Okay, Finnish filmmaker Zaida Bergroth’s Tove is technically a period drama, but the biopic on Moomin author and illustrator Tove Jansson is also an uplifting, stubborn affirmation of identity. In the film, the protagonist embarks on a whirlwind relationship with theater director Vivica Bandler (Krista Kosonen) that will shape her professional life, as well.
Alma Pyösti plays the titular role, giving a restrained performance conveying the complicated feelings behind unrequited love and fear of failure. Tove had its North American premiere at TIFF last September and will screen at Seattle International Film Festival and Wicked Queer, The Boston LGBT Film Festival next.
Kiss Me Kosher
Also known as Kiss Me Before It Blows Up, this is a straight-up, fast-paced romantic comedy from director Shirel Peleg. The film stars Moran Rosenblatt as Israeli lesbian bar owner Shira. When she brings her German girlfriend, Maria (Luise Wolfram), home to meet the family, the greatest ordeal is to conquer the favors of outspoken grandma Berta (Rivka Michaeli), dubbed “The Real Jewish Princess.”

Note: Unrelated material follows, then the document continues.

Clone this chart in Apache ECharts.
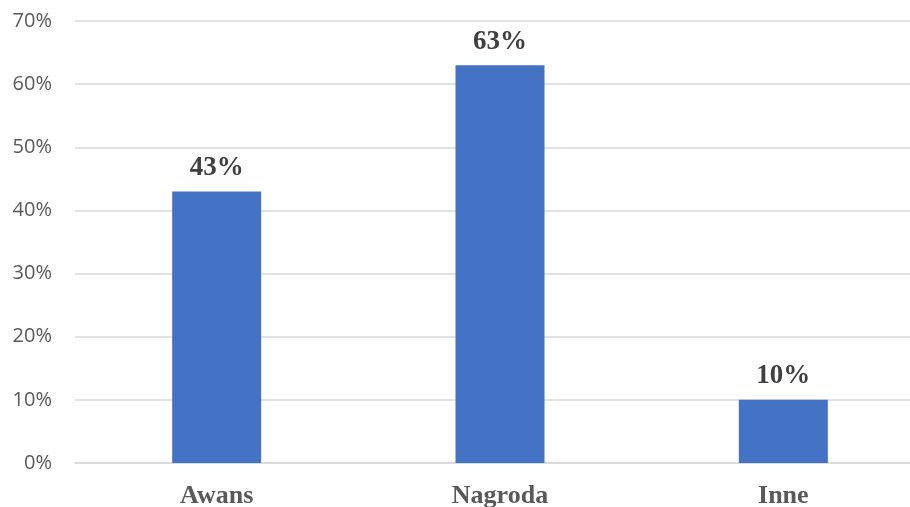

The film plays on all the most classic romcom tropes: opposite attracts, culture clash, and meddling families, while also poking fun at the U-Haul lesbian cliché. Yet, it never questions anyone’s sexuality; the focus isn’t on coming out, but on prejudice and collective trauma. Kiss Me Kosher’s at times jarring tonal shift mostly works, with the film encouraging conversations rather than trying to provide definite answers. Peleg’s movie will be screening at various festivals in the U.S., including Tampa Bay Jewish Film Festival and Wicked Queer.
BFI Flare aside, a special mention goes to Rachel Sennott as bisexual hot mess Danielle in Shiva Baby and as Hannah, along with Madeline Grey DeFreece as Carrie, in original queer coming-of-age drama Tahara. There’s plenty of cheery, queer female stories out there; you just have to look for them in between the unhappy endings.